Wang Changqing 王长庆

Personal information
- Full name: Wang Changqing
- Date of birth: March 21, 1981 (age 45)
- Place of birth: Beijing, China
- Height: 1.78 m (5 ft 10 in)
- Position: Midfielder

Youth career
- 2001: Beijing Longli

Senior career*
- Years: Team / Apps / (Gls)
- 2002–2005: Shaanxi Guoli / 81 / (11)
- 2006–2012: Beijing Guoan / 90 / (10)
- 2013–2015: Shanghai Shenhua / 46 / (0)
- 2015–2017: Beijing Enterprises / 22 / (1)

= Wang Changqing =

Chinese footballer

Wang Changqing (王长庆 (王長慶, Wáng Chángqìng)) (born 21 March 1981 in Beijing) is a Chinese former football player.

== Club career ==
===Shaanxi Guoli===
Wang Changqing originally began his football career when he played for the Beijing Hongdeng youth team, however he would move to top tier team Shaanxi Guoli during the 2002 league season to begin his professional football career. While he was playing at the top tier Wang Changqing often found Shaanxi Guoli at the bottom the league table and by the 2003 league found them relegated at the end of the league season. He stayed with them throughout the 2004 league season, however he was unable to help them in their promotion push and saw them finish in a disappointing 12th at the end of the season. The 2005 league season was to prove even more disappointing when Shaanxi Guoli went bankrupt and disbanded during the 2005 league season.

===Beijing Guoan===
Wang Changqing was unable to play football until the 2005 league season finished, however he was able to return home to Beijing when Beijing Guoan were willing take him into their team at the beginning of the 2006 Chinese Super League season.
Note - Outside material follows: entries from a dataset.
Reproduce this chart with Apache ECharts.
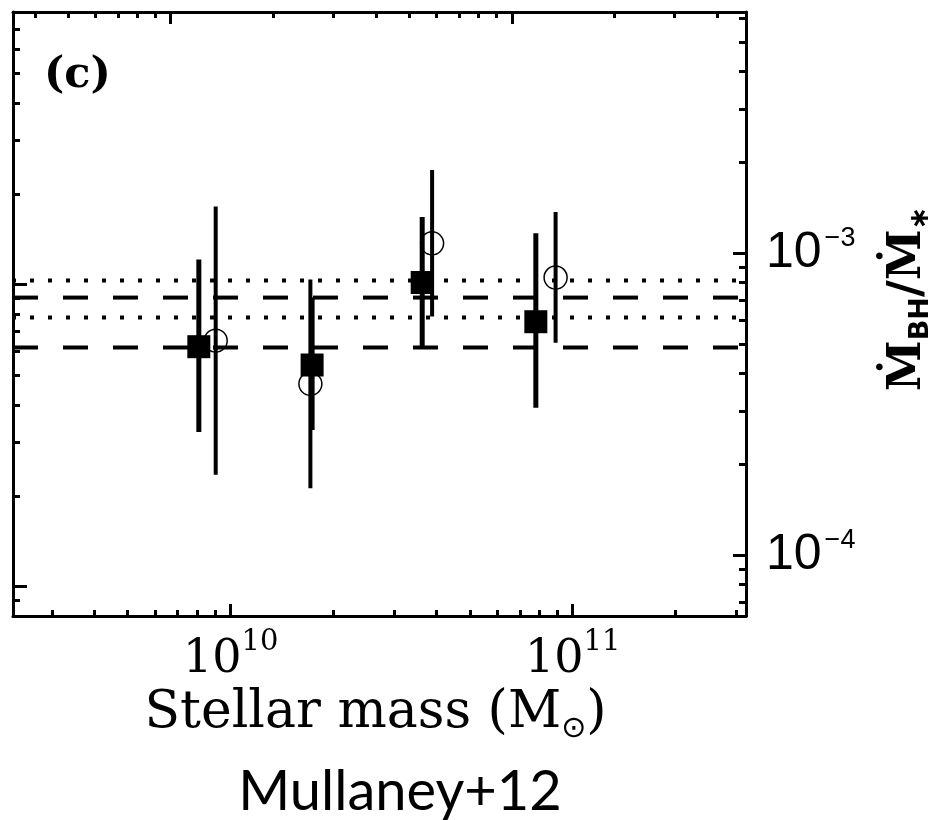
<!DOCTYPE html>
<html><head><meta charset="utf-8">
<script src="https://cdn.jsdelivr.net/npm/echarts@6/dist/echarts.min.js"></script>
<style>html,body{margin:0;padding:0;background:#fff}#c{width:942px;height:820px}</style>
</head><body><div id="c"></div><script>
// ---- data ----
const massSquares   = [8.07e9, 1.73e10, 3.63e10, 7.80e10];
const ratioSquares  = [4.91e-4, 4.27e-4, 8.01e-4, 5.94e-4];
const squaresErrHi  = [9.55e-4, 7.14e-4, 1.32e-3, 1.165e-3];
const squaresErrLo  = [2.56e-4, 2.60e-4, 4.91e-4, 3.08e-4];

const massCircles   = [9.04e9, 1.71e10, 3.88e10, 8.91e10];
const ratioCircles  = [5.14e-4, 3.70e-4, 1.08e-3, 8.32e-4];
const circlesErrHi  = [1.43e-3, 8.2e-4, 1.89e-3, 1.37e-3];
const circlesErrLo  = [1.85e-4, 1.67e-4, 6.18e-4, 5.06e-4];

const dashedLevels  = [7.14e-4, 4.88e-4];
const dottedLevels  = [8.13e-4, 6.13e-4];

// axis ranges and tick values
const xRange = [2.31e9, 3.21e11];
const xMajor = [1e10, 1e11];
const xMinor = [3e9,4e9,5e9,6e9,7e9,8e9,9e9,2e10,3e10,4e10,5e10,6e10,7e10,8e10,9e10,2e11,3e11];
const yRange = [6.3e-5, 6.3e-3];
const yMajor = [1e-4, 1e-3];
const yMinor = [7e-5,8e-5,9e-5,2e-4,3e-4,4e-4,5e-4,6e-4,7e-4,8e-4,9e-4,2e-3,3e-3,4e-3,5e-3,6e-3];
// secondary (unlabelled) axes: top and left
const topRange = [0.345, 48.6];
const topMajor = [1, 10];
const topMinor = [0.4,0.5,0.6,0.7,0.8,0.9,2,3,4,5,6,7,8,9,20,30,40];
const leftRange = [0.08, 8.0];
const leftMajor = [0.1, 1];
const leftMinor = [0.09,0.2,0.3,0.4,0.5,0.6,0.7,0.8,0.9,2,3,4,5,6,7];

const xTitle = '{a|Stellar mass (M}{o|⊙}{a|)}';
const yTitle = '{m|Ṁ}{s|BH}{m|/Ṁ}{s|∗}';
const panelLabel = '(c)';
const caption = 'Mullaney+12';

const chart = echarts.init(document.getElementById('c'), null, {renderer: 'canvas'});

function tickAxis(pos, range, values, len, showLine) {
  return {
    type: 'log', position: pos, min: range[0], max: range[1],
    axisLine: {show: showLine, onZero: false, lineStyle: {color: '#000', width: 3}},
    axisTick: {show: true, inside: true, length: len, customValues: values,
               lineStyle: {color: '#000', width: 3}},
    axisLabel: {show: false}, splitLine: {show: false}, minorTick: {show: false}
  };
}

const xBottomMajor = tickAxis('bottom', xRange, xMajor, 12, true);
xBottomMajor.axisLabel = {
  show: true, customValues: xMajor, margin: 12,
  formatter: v => '{b|10}{s|' + Math.round(Math.log10(v)) + '}',
  rich: {
    b: {fontFamily: 'DejaVu Serif', fontSize: 46, color: '#000', lineHeight: 64},
    s: {fontFamily: 'DejaVu Serif', fontSize: 29, color: '#000', lineHeight: 22, verticalAlign: 'top'}
  }
};
xBottomMajor.name = xTitle;
xBottomMajor.nameLocation = 'middle';
xBottomMajor.nameGap = 66;
xBottomMajor.nameTextStyle = {
  padding: [0, 8, 0, 0],
  rich: {
    a: {fontFamily: 'DejaVu Serif', fontSize: 52, color: '#000', lineHeight: 60},
    o: {fontFamily: 'DejaVu Sans', fontSize: 30, color: '#000', lineHeight: 48, verticalAlign: 'bottom'}
  }
};

const yRightMajor = tickAxis('right', yRange, yMajor, 13, true);
yRightMajor.axisLabel = {
  show: true, customValues: yMajor, margin: 20,
  formatter: v => '{b|10}{s|−' + Math.abs(Math.round(Math.log10(v))) + '}',
  rich: {
    b: {fontFamily: 'Liberation Sans', fontSize: 50, color: '#000', lineHeight: 56},
    s: {fontFamily: 'Liberation Sans', fontSize: 27, color: '#000', lineHeight: 30, verticalAlign: 'top', padding: [0, 0, 0, 3]}
  }
};
yRightMajor.name = yTitle;
yRightMajor.nameLocation = 'middle';
yRightMajor.nameRotate = 90;
yRightMajor.nameGap = 136;
yRightMajor.nameTextStyle = {
  padding: [0, 0, 0, 30],
  rich: {
    m: {fontFamily: 'DejaVu Serif', fontWeight: 'bold', fontSize: 46, color: '#000', lineHeight: 52},
    s: {fontFamily: 'DejaVu Sans', fontWeight: 'bold', fontSize: 27, color: '#000', lineHeight: 34, verticalAlign: 'bottom'}
  }
};

function errorBars(xs, lo, hi, width) {
  return {
    type: 'custom', xAxisIndex: 0, yAxisIndex: 0, z: 3,
    data: xs.map((x, i) => [x, lo[i], hi[i]]),
    encode: {x: 0, y: [1, 2]},
    renderItem: (params, api) => {
      const a = api.coord([api.value(0), api.value(1)]);
      const b = api.coord([api.value(0), api.value(2)]);
      return {type: 'line', shape: {x1: a[0], y1: a[1], x2: b[0], y2: b[1]},
              style: {stroke: '#000', lineWidth: width}};
    }
  };
}

// horizontal reference levels: a line across the full x range at each level
function levelLine(v, dash, offset) {
  return {
    type: 'line', xAxisIndex: 0, yAxisIndex: 0, z: 2, silent: true,
    symbol: 'none', showSymbol: false,
    lineStyle: {color: '#000', width: 4, type: dash, dashOffset: offset, cap: 'butt'},
    data: [[xRange[0], v], [xRange[1], v]]
  };
}

const option = {
  backgroundColor: '#fff',
  animation: false,
  grid: {left: 13, right: 194, top: 12, bottom: 204, containLabel: false},
  xAxis: [
    xBottomMajor,
    tickAxis('bottom', xRange, xMinor, 6, false),
    tickAxis('top', topRange, topMajor, 12, true),
    tickAxis('top', topRange, topMinor, 6, false)
  ],
  yAxis: [
    yRightMajor,
    tickAxis('right', yRange, yMinor, 7, false),
    tickAxis('left', leftRange, leftMajor, 14, true),
    tickAxis('left', leftRange, leftMinor, 7, false)
  ],
  graphic: [
    {type: 'text', left: 44, top: 54, style: {text: panelLabel, fontFamily: 'DejaVu Serif', fontWeight: 'bold', fontSize: 43, fill: '#000'}},
    {type: 'text', x: 400, y: 792, style: {text: caption, fontFamily: 'Lato', fontSize: 56, fill: '#000', align: 'center', verticalAlign: 'middle'}}
  ],
  series: dashedLevels.map(v => levelLine(v, [25, 25], 0))
    .concat(dottedLevels.map(v => levelLine(v, [4, 14], 1)))
    .concat([
    errorBars(massSquares, squaresErrLo, squaresErrHi, 5),
    errorBars(massCircles, circlesErrLo, circlesErrHi, 4),
    {
      type: 'scatter', xAxisIndex: 0, yAxisIndex: 0, z: 4,
      symbol: 'rect', symbolSize: 23,
      itemStyle: {color: '#000', opacity: 1},
      data: massSquares.map((x, i) => [x, ratioSquares[i]])
    },
    {
      type: 'scatter', xAxisIndex: 0, yAxisIndex: 0, z: 4,
      symbol: 'circle', symbolSize: 23,
      itemStyle: {color: 'rgba(0,0,0,0)', borderColor: '#000', borderWidth: 1.5, opacity: 1},
      data: massCircles.map((x, i) => [x, ratioCircles[i]])
    }
  ])
};
chart.setOption(option);
</script></body></html>
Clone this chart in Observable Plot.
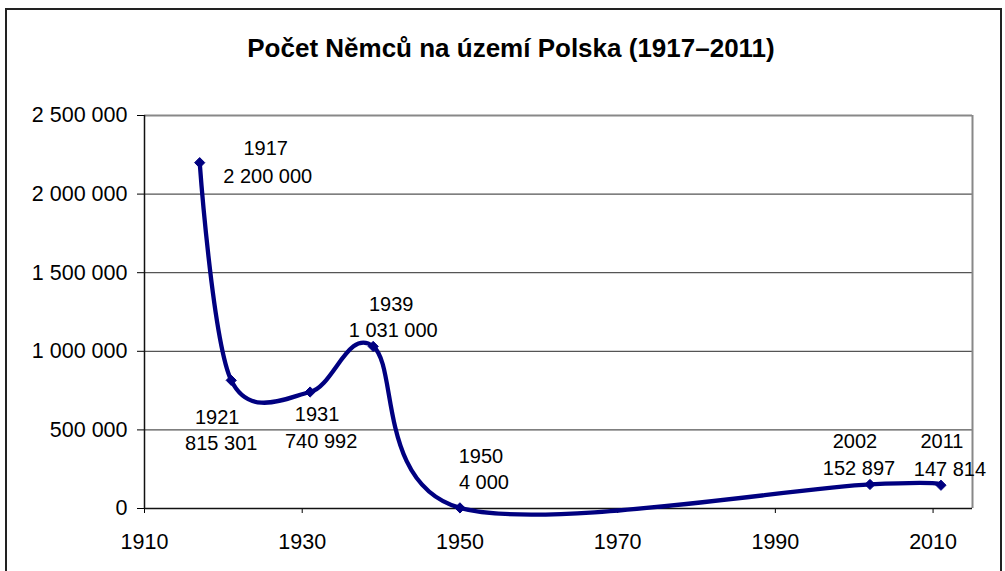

Able to play in the top tier once more he would make his debut on May 13, 2006 against Liaoning FC in a 1-0 win. In his first season, he often found it difficult to establish himself as a team regular within the Beijing Guoan squad and found himself often coming on as substitute in many games and this continued throughout much of the next season, nevertheless Wang Changqing has continued to be regular squad player for the team.

===Shanghai Shenhua===
With his contract at Beijing Guoan coming to an end Wang transferred to Guoan's rival club Shanghai Shenhua on 1 January 2013 where would go on to make his debut in the club's first game of the 2013 Chinese Super League season against Tianjin Teda F.C. in a game that ended in a 0-0 draw. As the season progressed Wang quickly established himself as versatile regular who was often used as an emergency right-back. On the few occasions he was used in attacking positions he would score his first goal for the club on 22 May 2013 in a Chinese FA Cup game against Dali Travel Ruilong that ended in a 3-2 defeat.

===Beijing Enterprises===
On 7 July 2015, Wang transferred to China League One side Beijing Enterprises.